- Exercise requirements -
Strip the pictures and reproduce the rest of the listing exactly.
---- Provided data
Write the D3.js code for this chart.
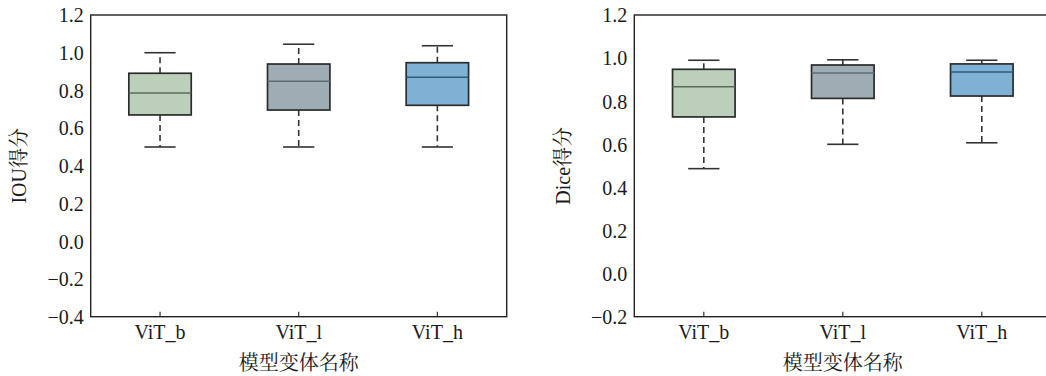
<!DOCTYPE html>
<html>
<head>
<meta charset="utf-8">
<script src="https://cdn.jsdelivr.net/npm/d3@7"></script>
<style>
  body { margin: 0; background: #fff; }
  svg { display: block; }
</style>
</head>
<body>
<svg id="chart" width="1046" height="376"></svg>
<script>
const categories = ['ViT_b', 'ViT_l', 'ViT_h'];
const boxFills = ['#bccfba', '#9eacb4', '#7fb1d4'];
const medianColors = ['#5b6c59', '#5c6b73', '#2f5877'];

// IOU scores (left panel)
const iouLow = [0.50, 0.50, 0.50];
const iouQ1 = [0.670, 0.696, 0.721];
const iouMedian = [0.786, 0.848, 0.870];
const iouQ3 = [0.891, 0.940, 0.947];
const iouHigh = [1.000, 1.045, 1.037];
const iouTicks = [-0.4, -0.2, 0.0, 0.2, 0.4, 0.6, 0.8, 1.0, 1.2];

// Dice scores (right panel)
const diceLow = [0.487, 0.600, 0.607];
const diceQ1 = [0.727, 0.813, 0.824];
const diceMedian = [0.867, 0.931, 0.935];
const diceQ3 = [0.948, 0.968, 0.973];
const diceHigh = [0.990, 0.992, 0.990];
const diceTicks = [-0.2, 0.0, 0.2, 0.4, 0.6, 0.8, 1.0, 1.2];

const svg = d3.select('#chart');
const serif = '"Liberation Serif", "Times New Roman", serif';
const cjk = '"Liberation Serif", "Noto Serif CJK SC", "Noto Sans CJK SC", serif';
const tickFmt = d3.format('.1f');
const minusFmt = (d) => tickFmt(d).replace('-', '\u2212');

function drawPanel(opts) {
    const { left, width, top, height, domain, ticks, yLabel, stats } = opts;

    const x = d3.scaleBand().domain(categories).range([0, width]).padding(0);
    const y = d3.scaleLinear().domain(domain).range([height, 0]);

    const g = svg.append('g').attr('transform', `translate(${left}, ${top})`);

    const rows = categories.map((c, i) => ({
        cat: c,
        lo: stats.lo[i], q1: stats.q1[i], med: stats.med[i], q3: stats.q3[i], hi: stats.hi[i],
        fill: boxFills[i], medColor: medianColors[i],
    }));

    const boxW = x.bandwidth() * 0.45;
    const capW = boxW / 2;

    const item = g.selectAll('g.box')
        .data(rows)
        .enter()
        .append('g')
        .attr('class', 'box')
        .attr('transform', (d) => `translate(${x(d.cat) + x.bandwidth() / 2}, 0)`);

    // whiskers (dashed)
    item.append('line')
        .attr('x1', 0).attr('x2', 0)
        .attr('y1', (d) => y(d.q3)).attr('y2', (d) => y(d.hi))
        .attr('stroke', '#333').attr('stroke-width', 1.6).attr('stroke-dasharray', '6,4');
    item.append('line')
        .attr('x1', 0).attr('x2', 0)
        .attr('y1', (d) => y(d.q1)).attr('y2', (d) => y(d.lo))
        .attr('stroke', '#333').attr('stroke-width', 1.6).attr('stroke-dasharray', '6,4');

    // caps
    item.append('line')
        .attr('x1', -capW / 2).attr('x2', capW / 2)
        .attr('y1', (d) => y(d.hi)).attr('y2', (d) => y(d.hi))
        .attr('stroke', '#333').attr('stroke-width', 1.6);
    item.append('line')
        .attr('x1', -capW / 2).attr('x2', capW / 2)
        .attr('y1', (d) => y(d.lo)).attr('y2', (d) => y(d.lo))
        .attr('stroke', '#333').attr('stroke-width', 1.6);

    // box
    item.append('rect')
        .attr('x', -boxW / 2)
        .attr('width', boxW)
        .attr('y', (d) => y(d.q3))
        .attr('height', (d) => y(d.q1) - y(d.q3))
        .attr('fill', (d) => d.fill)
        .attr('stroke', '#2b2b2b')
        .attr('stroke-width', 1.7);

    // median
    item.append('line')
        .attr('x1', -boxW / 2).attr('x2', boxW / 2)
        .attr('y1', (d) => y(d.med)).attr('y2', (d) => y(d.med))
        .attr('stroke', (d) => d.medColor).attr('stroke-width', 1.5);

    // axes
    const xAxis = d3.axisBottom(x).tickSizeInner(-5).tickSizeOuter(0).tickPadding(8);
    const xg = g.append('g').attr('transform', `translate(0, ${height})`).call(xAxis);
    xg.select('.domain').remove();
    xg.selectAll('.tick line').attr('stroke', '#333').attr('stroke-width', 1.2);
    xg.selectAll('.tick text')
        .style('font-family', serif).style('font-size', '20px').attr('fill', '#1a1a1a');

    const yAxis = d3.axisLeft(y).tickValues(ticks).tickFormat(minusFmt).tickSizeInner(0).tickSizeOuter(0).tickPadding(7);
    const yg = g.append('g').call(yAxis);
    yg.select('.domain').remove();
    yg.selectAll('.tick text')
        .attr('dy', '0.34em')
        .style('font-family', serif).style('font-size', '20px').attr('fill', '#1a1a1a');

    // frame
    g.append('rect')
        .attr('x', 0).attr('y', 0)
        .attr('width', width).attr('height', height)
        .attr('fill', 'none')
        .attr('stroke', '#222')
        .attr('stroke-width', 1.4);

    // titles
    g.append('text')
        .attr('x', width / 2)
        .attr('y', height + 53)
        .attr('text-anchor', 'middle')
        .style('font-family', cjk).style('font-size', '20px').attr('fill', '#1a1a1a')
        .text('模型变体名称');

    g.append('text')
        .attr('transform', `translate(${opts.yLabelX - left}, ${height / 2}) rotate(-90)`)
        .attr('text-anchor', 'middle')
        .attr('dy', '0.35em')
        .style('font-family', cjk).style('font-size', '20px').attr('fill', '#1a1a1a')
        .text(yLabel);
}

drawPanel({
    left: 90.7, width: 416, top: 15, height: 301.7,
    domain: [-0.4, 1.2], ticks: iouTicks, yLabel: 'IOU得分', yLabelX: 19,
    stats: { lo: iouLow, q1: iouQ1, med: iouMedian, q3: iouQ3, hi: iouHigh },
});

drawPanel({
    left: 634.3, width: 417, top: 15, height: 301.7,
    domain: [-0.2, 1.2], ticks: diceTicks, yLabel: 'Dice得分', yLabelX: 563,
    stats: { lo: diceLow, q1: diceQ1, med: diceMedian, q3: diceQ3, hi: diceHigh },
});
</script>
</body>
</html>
--------
- Task output -
Write the D3.js code for this chart.
<!DOCTYPE html>
<html>
<head>
<meta charset="utf-8">
<script src="https://cdn.jsdelivr.net/npm/d3@7"></script>
<style>
  body { margin: 0; background: #fff; }
  svg { display: block; }
</style>
</head>
<body>
<svg id="chart" width="1046" height="376"></svg>
<script>
const categories = ['ViT_b', 'ViT_l', 'ViT_h'];
const boxFills = ['#bccfba', '#9eacb4', '#7fb1d4'];
const medianColors = ['#5b6c59', '#5c6b73', '#2f5877'];

// IOU scores (left panel)
const iouLow = [0.50, 0.50, 0.50];
const iouQ1 = [0.670, 0.696, 0.721];
const iouMedian = [0.786, 0.848, 0.870];
const iouQ3 = [0.891, 0.940, 0.947];
const iouHigh = [1.000, 1.045, 1.037];
const iouTicks = [-0.4, -0.2, 0.0, 0.2, 0.4, 0.6, 0.8, 1.0, 1.2];

// Dice scores (right panel)
const diceLow = [0.487, 0.600, 0.607];
const diceQ1 = [0.727, 0.813, 0.824];
const diceMedian = [0.867, 0.931, 0.935];
const diceQ3 = [0.948, 0.968, 0.973];
const diceHigh = [0.990, 0.992, 0.990];
const diceTicks = [-0.2, 0.0, 0.2, 0.4, 0.6, 0.8, 1.0, 1.2];

const svg = d3.select('#chart');
const serif = '"Liberation Serif", "Times New Roman", serif';
const cjk = '"Liberation Serif", "Noto Serif CJK SC", "Noto Sans CJK SC", serif';
const tickFmt = d3.format('.1f');
const minusFmt = (d) => tickFmt(d).replace('-', '\u2212');

function drawPanel(opts) {
    const { left, width, top, height, domain, ticks, yLabel, stats } = opts;

    const x = d3.scaleBand().domain(categories).range([0, width]).padding(0);
    const y = d3.scaleLinear().domain(domain).range([height, 0]);

    const g = svg.append('g').attr('transform', `translate(${left}, ${top})`);

    const rows = categories.map((c, i) => ({
        cat: c,
        lo: stats.lo[i], q1: stats.q1[i], med: stats.med[i], q3: stats.q3[i], hi: stats.hi[i],
        fill: boxFills[i], medColor: medianColors[i],
    }));

    const boxW = x.bandwidth() * 0.45;
    const capW = boxW / 2;

    const item = g.selectAll('g.box')
        .data(rows)
        .enter()
        .append('g')
        .attr('class', 'box')
        .attr('transform', (d) => `translate(${x(d.cat) + x.bandwidth() / 2}, 0)`);

    // whiskers (dashed)
    item.append('line')
        .attr('x1', 0).attr('x2', 0)
        .attr('y1', (d) => y(d.q3)).attr('y2', (d) => y(d.hi))
        .attr('stroke', '#333').attr('stroke-width', 1.6).attr('stroke-dasharray', '6,4');
    item.append('line')
        .attr('x1', 0).attr('x2', 0)
        .attr('y1', (d) => y(d.q1)).attr('y2', (d) => y(d.lo))
        .attr('stroke', '#333').attr('stroke-width', 1.6).attr('stroke-dasharray', '6,4');

    // caps
    item.append('line')
        .attr('x1', -capW / 2).attr('x2', capW / 2)
        .attr('y1', (d) => y(d.hi)).attr('y2', (d) => y(d.hi))
        .attr('stroke', '#333').attr('stroke-width', 1.6);
    item.append('line')
        .attr('x1', -capW / 2).attr('x2', capW / 2)
        .attr('y1', (d) => y(d.lo)).attr('y2', (d) => y(d.lo))
        .attr('stroke', '#333').attr('stroke-width', 1.6);

    // box
    item.append('rect')
        .attr('x', -boxW / 2)
        .attr('width', boxW)
        .attr('y', (d) => y(d.q3))
        .attr('height', (d) => y(d.q1) - y(d.q3))
        .attr('fill', (d) => d.fill)
        .attr('stroke', '#2b2b2b')
        .attr('stroke-width', 1.7);

    // median
    item.append('line')
        .attr('x1', -boxW / 2).attr('x2', boxW / 2)
        .attr('y1', (d) => y(d.med)).attr('y2', (d) => y(d.med))
        .attr('stroke', (d) => d.medColor).attr('stroke-width', 1.5);

    // axes
    const xAxis = d3.axisBottom(x).tickSizeInner(-5).tickSizeOuter(0).tickPadding(8);
    const xg = g.append('g').attr('transform', `translate(0, ${height})`).call(xAxis);
    xg.select('.domain').remove();
    xg.selectAll('.tick line').attr('stroke', '#333').attr('stroke-width', 1.2);
    xg.selectAll('.tick text')
        .style('font-family', serif).style('font-size', '20px').attr('fill', '#1a1a1a');

    const yAxis = d3.axisLeft(y).tickValues(ticks).tickFormat(minusFmt).tickSizeInner(0).tickSizeOuter(0).tickPadding(7);
    const yg = g.append('g').call(yAxis);
    yg.select('.domain').remove();
    yg.selectAll('.tick text')
        .attr('dy', '0.34em')
        .style('font-family', serif).style('font-size', '20px').attr('fill', '#1a1a1a');

    // frame
    g.append('rect')
        .attr('x', 0).attr('y', 0)
        .attr('width', width).attr('height', height)
        .attr('fill', 'none')
        .attr('stroke', '#222')
        .attr('stroke-width', 1.4);

    // titles
    g.append('text')
        .attr('x', width / 2)
        .attr('y', height + 53)
        .attr('text-anchor', 'middle')
        .style('font-family', cjk).style('font-size', '20px').attr('fill', '#1a1a1a')
        .text('模型变体名称');

    g.append('text')
        .attr('transform', `translate(${opts.yLabelX - left}, ${height / 2}) rotate(-90)`)
        .attr('text-anchor', 'middle')
        .attr('dy', '0.35em')
        .style('font-family', cjk).style('font-size', '20px').attr('fill', '#1a1a1a')
        .text(yLabel);
}

drawPanel({
    left: 90.7, width: 416, top: 15, height: 301.7,
    domain: [-0.4, 1.2], ticks: iouTicks, yLabel: 'IOU得分', yLabelX: 19,
    stats: { lo: iouLow, q1: iouQ1, med: iouMedian, q3: iouQ3, hi: iouHigh },
});

drawPanel({
    left: 634.3, width: 417, top: 15, height: 301.7,
    domain: [-0.2, 1.2], ticks: diceTicks, yLabel: 'Dice得分', yLabelX: 563,
    stats: { lo: diceLow, q1: diceQ1, med: diceMedian, q3: diceQ3, hi: diceHigh },
});
</script>
</body>
</html>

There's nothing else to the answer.